GIVEN TASK ▸
Leaving out the pictures, retype the lines from the beginning of the listing through the line containing "plt.rcParams['font.family'] = ['DejaVu".

::::::::::

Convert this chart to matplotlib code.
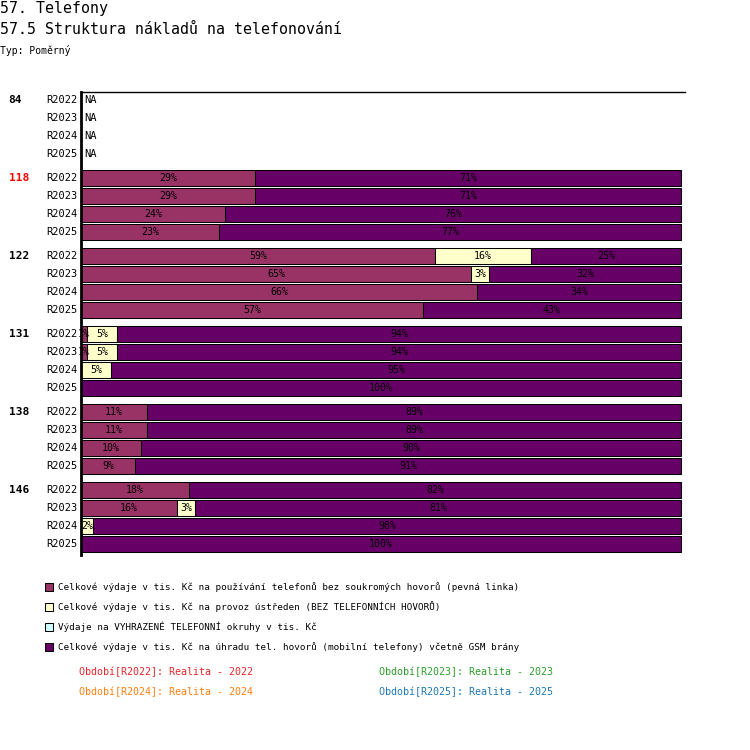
import matplotlib
matplotlib.use("Agg")
import matplotlib.pyplot as plt
from matplotlib.patches import Rectangle

plt.rcParams['font.family'] = ['DejaVu Sans Mono']

# Data
groups = ["84", "118", "122", "131", "138", "146"]
group_colors = ["black", "#ff0000", "black", "black", "black", "black"]
periods = ["R2022", "R2023", "R2024", "R2025"]
# per group, per period: [pevna linka, ustredny, vyhrazene okruhy, mobilni]; None = NA
values = [
    [None, None, None, None],
    [[29, 0, 0, 71], [29, 0, 0, 71], [24, 0, 0, 76], [23, 0, 0, 77]],
    [[59, 16, 0, 25], [65, 3, 0, 32], [66, 0, 0, 34], [57, 0, 0, 43]],
    [[1, 5, 0, 94], [1, 5, 0, 94], [0, 5, 0, 95], [0, 0, 0, 100]],
    [[11, 0, 0, 89], [11, 0, 0, 89], [10, 0, 0, 90], [9, 0, 0, 91]],
    [[18, 0, 0, 82], [16, 3, 0, 81], [0, 2, 0, 98], [0, 0, 0, 100]],
]
series = [
    "Celkové výdaje v tis. Kč na používání telefonů bez soukromých hovorů (pevná linka)",
    "Celkové výdaje v tis. Kč na provoz ústředen (BEZ TELEFONNÍCH HOVORŮ)",
    "Výdaje na VYHRAZENÉ TELEFONNÍ okruhy v tis. Kč",
    "Celkové výdaje v tis. Kč na úhradu tel. hovorů (mobilní telefony) včetně GSM brány",
]
colors = ["#993366", "#ffffcc", "#ccffff", "#660066"]
period_texts = ["Období[R2022]: Realita - 2022", "Období[R2023]: Realita - 2023",
                "Období[R2024]: Realita - 2024", "Období[R2025]: Realita - 2025"]
period_colors = ["#e8262a", "#2ca02c", "#ff7f0e", "#1f77b4"]

W = H = 750
fig = plt.figure(figsize=(7.5, 7.5), dpi=100)

def fx(px):
    return px / W

def fy(py):
    return 1 - py / H

# titles
fig.text(fx(0), fy(8), "57. Telefony", fontsize=10.7, va="center", ha="left")
fig.text(fx(0), fy(30), "57.5 Struktura nákladů na telefonování", fontsize=10.7, va="center", ha="left")
fig.text(fx(0), fy(50), "Typ: Poměrný", fontsize=7, va="center", ha="left")

top, bottom, left, right = 92, 555, 81, 685
ax = fig.add_axes([fx(left), fy(bottom), (right - left) / W, (bottom - top) / H])
ax.set_xlim(0, 100 * (right - left) / 600)
ax.set_ylim(bottom, top)
for s in ["right", "bottom"]:
    ax.spines[s].set_visible(False)
ax.spines["left"].set_linewidth(2)
ax.spines["top"].set_linewidth(1)
ax.set_xticks([])
ax.set_yticks([])

ytr = ax.get_yaxis_transform()
row_h, group_h = 18, 78
for g, name in enumerate(groups):
    for r, per in enumerate(periods):
        y = top + 8 + g * group_h + r * row_h
        if r == 0:
            ax.text(-0.12, y, name, transform=ytr, ha="left", va="center",
                    fontsize=8, fontweight="bold", color=group_colors[g], clip_on=False)
        ax.text(-0.005, y, per, transform=ytr, ha="right", va="center",
                fontsize=7.5, clip_on=False)
        vals = values[g][r]
        if vals is None:
            ax.text(0.5, y, "NA", ha="left", va="center", fontsize=7.5)
            continue
        acc = 0
        for k, v in enumerate(vals):
            if v > 0:
                bars = ax.barh(y, v, left=acc, height=16, color=colors[k],
                               edgecolor="black", linewidth=0.75)
                t = ax.text(acc + v / 2, y, "%d%%" % v, ha="center", va="center",
                            fontsize=7.2, color="black")
                t.set_clip_path(bars[0])
            acc += v

# legend
for i, lab in enumerate(series):
    yy = 587 + i * 20
    fig.patches.append(Rectangle((fx(45), fy(yy + 4)), 8 / W, 8 / H,
                                 transform=fig.transFigure, facecolor=colors[i],
                                 edgecolor="black", linewidth=0.75))
    fig.text(fx(58), fy(yy), lab, fontsize=6.7, va="center", ha="left")

for i, txt in enumerate(period_texts):
    fig.text(fx(79 + (i % 2) * 300), fy(672 + (i // 2) * 20), txt,
             fontsize=7.2, color=period_colors[i], va="center", ha="left")

fig.savefig("out.png", dpi=100)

::::::::::

EXERCISE SOLUTION ▸
Convert this chart to matplotlib code.
import matplotlib
matplotlib.use("Agg")
import matplotlib.pyplot as plt
from matplotlib.patches import Rectangle

plt.rcParams['font.family'] = ['DejaVu Sans Mono']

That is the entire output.